** Begin DATA FOR THIS EXERCISE **

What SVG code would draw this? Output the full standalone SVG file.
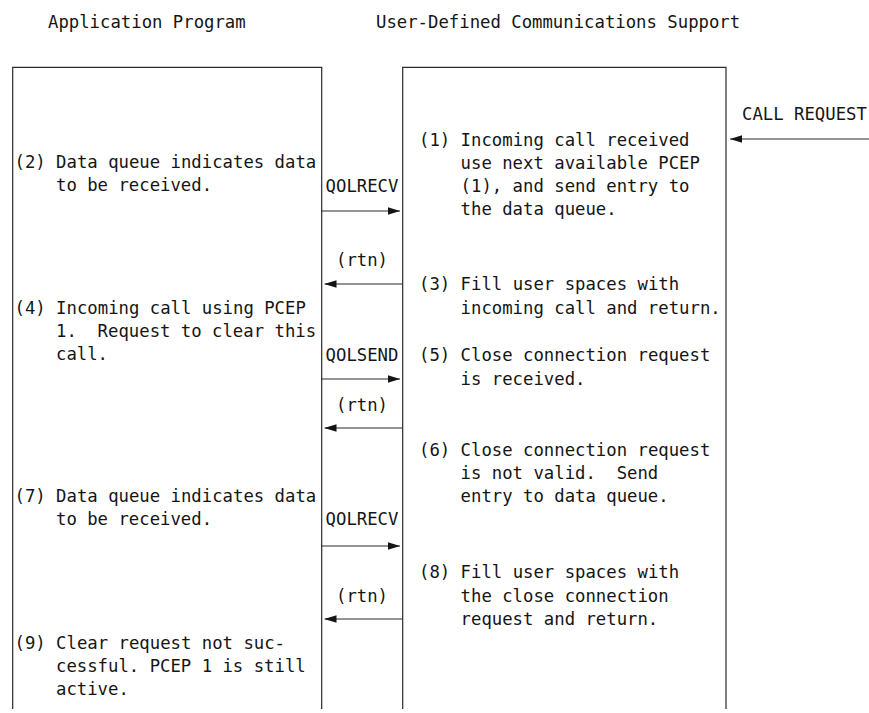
<svg xmlns="http://www.w3.org/2000/svg" width="869" height="713" viewBox="0 0 869 713">
  <style>
    text { font-family: "DejaVu Sans Mono", "Liberation Mono", monospace; font-size: 17.3px; fill: #151515; white-space: pre; }
    .box { fill: none; stroke: #2a2a2a; stroke-width: 1.2; }
    .wire { fill: none; stroke: #2a2a2a; stroke-width: 1.1; marker-end: url(#head); }
    .lbl { text-anchor: middle; }
  </style>
  <defs>
    <marker id="head" markerUnits="userSpaceOnUse" markerWidth="12" markerHeight="8" refX="12" refY="4" orient="auto">
      <path d="M0,0.3 L12,4 L0,7.7 z" fill="#151515"/>
    </marker>
  </defs>

  <rect width="869" height="713" fill="#ffffff"/>

  <!-- column headings -->
  <g id="headings">
    <text x="48" y="28">Application Program</text>
    <text x="376" y="28">User-Defined Communications Support</text>
  </g>

  <!-- application program lane (open at the bottom) -->
  <g id="app-program">
    <path class="box" d="M12.7,709 V67.3 H321.7 V709"/>
    <g id="step2">
      <text x="14.5" y="168">(2) Data queue indicates data</text>
      <text x="56" y="191">to be received.</text>
    </g>
    <g id="step4">
      <text x="14.5" y="314">(4) Incoming call using PCEP</text>
      <text x="56" y="337" xml:space="preserve">1.  Request to clear this</text>
      <text x="56" y="360">call.</text>
    </g>
    <g id="step7">
      <text x="14.5" y="502">(7) Data queue indicates data</text>
      <text x="56" y="525">to be received.</text>
    </g>
    <g id="step9">
      <text x="14.5" y="649">(9) Clear request not suc-</text>
      <text x="56" y="672">cessful. PCEP 1 is still</text>
      <text x="56" y="695">active.</text>
    </g>
  </g>

  <!-- user-defined communications support lane (open at the bottom) -->
  <g id="udc-support">
    <path class="box" d="M402.7,709 V67.3 H726 V709"/>
    <g id="step1">
      <text x="419" y="146">(1) Incoming call received</text>
      <text x="460.6" y="169">use next available PCEP</text>
      <text x="460.6" y="192">(1), and send entry to</text>
      <text x="460.6" y="215">the data queue.</text>
    </g>
    <g id="step3">
      <text x="419" y="290">(3) Fill user spaces with</text>
      <text x="460.6" y="314">incoming call and return.</text>
    </g>
    <g id="step5">
      <text x="419" y="361">(5) Close connection request</text>
      <text x="460.6" y="385">is received.</text>
    </g>
    <g id="step6">
      <text x="419" y="456">(6) Close connection request</text>
      <text x="460.6" y="479" xml:space="preserve">is not valid.  Send</text>
      <text x="460.6" y="502">entry to data queue.</text>
    </g>
    <g id="step8">
      <text x="419" y="578">(8) Fill user spaces with</text>
      <text x="460.6" y="602">the close connection</text>
      <text x="460.6" y="625">request and return.</text>
    </g>
  </g>

  <!-- calls and returns between the lanes -->
  <g id="connectors">
    <text x="742" y="120">CALL REQUEST</text>
    <line class="wire" x1="869" y1="139" x2="730" y2="139"/>

    <text class="lbl" x="362" y="192">QOLRECV</text>
    <line class="wire" x1="321.7" y1="211" x2="400" y2="211"/>

    <text class="lbl" x="362" y="266">(rtn)</text>
    <line class="wire" x1="402.7" y1="284" x2="324.5" y2="284"/>

    <text class="lbl" x="362" y="361">QOLSEND</text>
    <line class="wire" x1="321.7" y1="379" x2="400" y2="379"/>

    <text class="lbl" x="362" y="411">(rtn)</text>
    <line class="wire" x1="402.7" y1="428" x2="324.5" y2="428"/>

    <text class="lbl" x="362" y="525">QOLRECV</text>
    <line class="wire" x1="321.7" y1="546" x2="400" y2="546"/>

    <text class="lbl" x="362" y="602">(rtn)</text>
    <line class="wire" x1="402.7" y1="619" x2="324.5" y2="619"/>
  </g>
</svg>
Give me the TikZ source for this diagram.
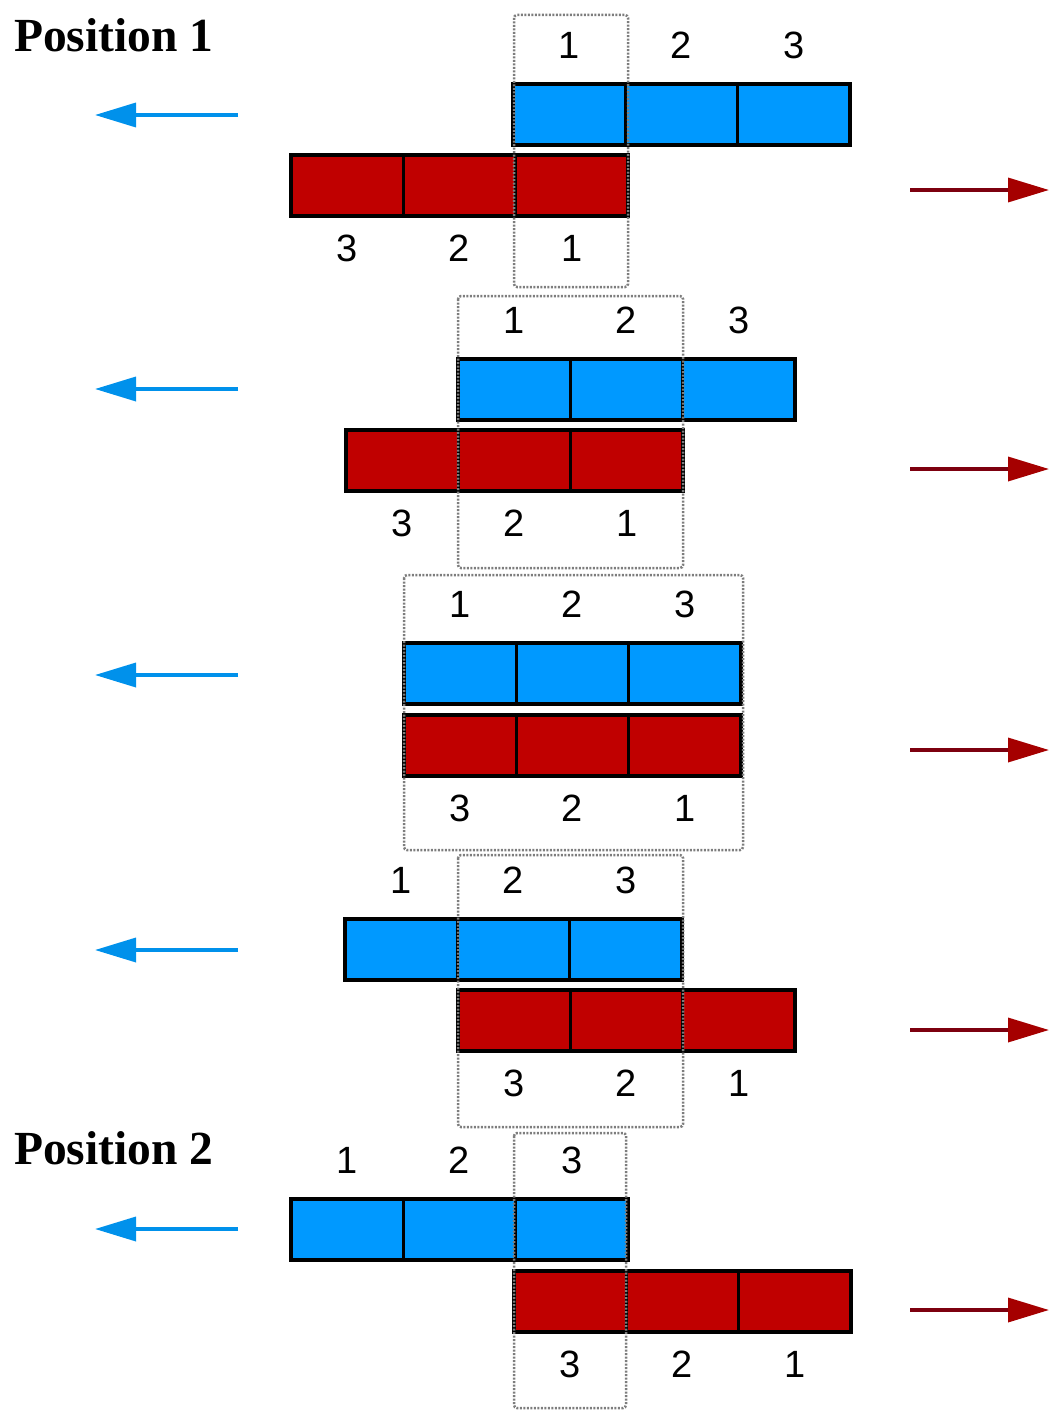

** End DATA FOR THIS EXERCISE **

* [WORK TO DO] Drop the pictures and reproduce the rest of the entries above exactly.

* [ANSWER FOR THIS EXERCISE]
What SVG code would draw this? Output the full standalone SVG file.
<svg xmlns="http://www.w3.org/2000/svg" width="869" height="713" viewBox="0 0 869 713">
  <style>
    text { font-family: "DejaVu Sans Mono", "Liberation Mono", monospace; font-size: 17.3px; fill: #151515; white-space: pre; }
    .box { fill: none; stroke: #2a2a2a; stroke-width: 1.2; }
    .wire { fill: none; stroke: #2a2a2a; stroke-width: 1.1; marker-end: url(#head); }
    .lbl { text-anchor: middle; }
  </style>
  <defs>
    <marker id="head" markerUnits="userSpaceOnUse" markerWidth="12" markerHeight="8" refX="12" refY="4" orient="auto">
      <path d="M0,0.3 L12,4 L0,7.7 z" fill="#151515"/>
    </marker>
  </defs>

  <rect width="869" height="713" fill="#ffffff"/>

  <!-- column headings -->
  <g id="headings">
    <text x="48" y="28">Application Program</text>
    <text x="376" y="28">User-Defined Communications Support</text>
  </g>

  <!-- application program lane (open at the bottom) -->
  <g id="app-program">
    <path class="box" d="M12.7,709 V67.3 H321.7 V709"/>
    <g id="step2">
      <text x="14.5" y="168">(2) Data queue indicates data</text>
      <text x="56" y="191">to be received.</text>
    </g>
    <g id="step4">
      <text x="14.5" y="314">(4) Incoming call using PCEP</text>
      <text x="56" y="337" xml:space="preserve">1.  Request to clear this</text>
      <text x="56" y="360">call.</text>
    </g>
    <g id="step7">
      <text x="14.5" y="502">(7) Data queue indicates data</text>
      <text x="56" y="525">to be received.</text>
    </g>
    <g id="step9">
      <text x="14.5" y="649">(9) Clear request not suc-</text>
      <text x="56" y="672">cessful. PCEP 1 is still</text>
      <text x="56" y="695">active.</text>
    </g>
  </g>

  <!-- user-defined communications support lane (open at the bottom) -->
  <g id="udc-support">
    <path class="box" d="M402.7,709 V67.3 H726 V709"/>
    <g id="step1">
      <text x="419" y="146">(1) Incoming call received</text>
      <text x="460.6" y="169">use next available PCEP</text>
      <text x="460.6" y="192">(1), and send entry to</text>
      <text x="460.6" y="215">the data queue.</text>
    </g>
    <g id="step3">
      <text x="419" y="290">(3) Fill user spaces with</text>
      <text x="460.6" y="314">incoming call and return.</text>
    </g>
    <g id="step5">
      <text x="419" y="361">(5) Close connection request</text>
      <text x="460.6" y="385">is received.</text>
    </g>
    <g id="step6">
      <text x="419" y="456">(6) Close connection request</text>
      <text x="460.6" y="479" xml:space="preserve">is not valid.  Send</text>
      <text x="460.6" y="502">entry to data queue.</text>
    </g>
    <g id="step8">
      <text x="419" y="578">(8) Fill user spaces with</text>
      <text x="460.6" y="602">the close connection</text>
      <text x="460.6" y="625">request and return.</text>
    </g>
  </g>

  <!-- calls and returns between the lanes -->
  <g id="connectors">
    <text x="742" y="120">CALL REQUEST</text>
    <line class="wire" x1="869" y1="139" x2="730" y2="139"/>

    <text class="lbl" x="362" y="192">QOLRECV</text>
    <line class="wire" x1="321.7" y1="211" x2="400" y2="211"/>

    <text class="lbl" x="362" y="266">(rtn)</text>
    <line class="wire" x1="402.7" y1="284" x2="324.5" y2="284"/>

    <text class="lbl" x="362" y="361">QOLSEND</text>
    <line class="wire" x1="321.7" y1="379" x2="400" y2="379"/>

    <text class="lbl" x="362" y="411">(rtn)</text>
    <line class="wire" x1="402.7" y1="428" x2="324.5" y2="428"/>

    <text class="lbl" x="362" y="525">QOLRECV</text>
    <line class="wire" x1="321.7" y1="546" x2="400" y2="546"/>

    <text class="lbl" x="362" y="602">(rtn)</text>
    <line class="wire" x1="402.7" y1="619" x2="324.5" y2="619"/>
  </g>
</svg>
Give me the TikZ source for this diagram.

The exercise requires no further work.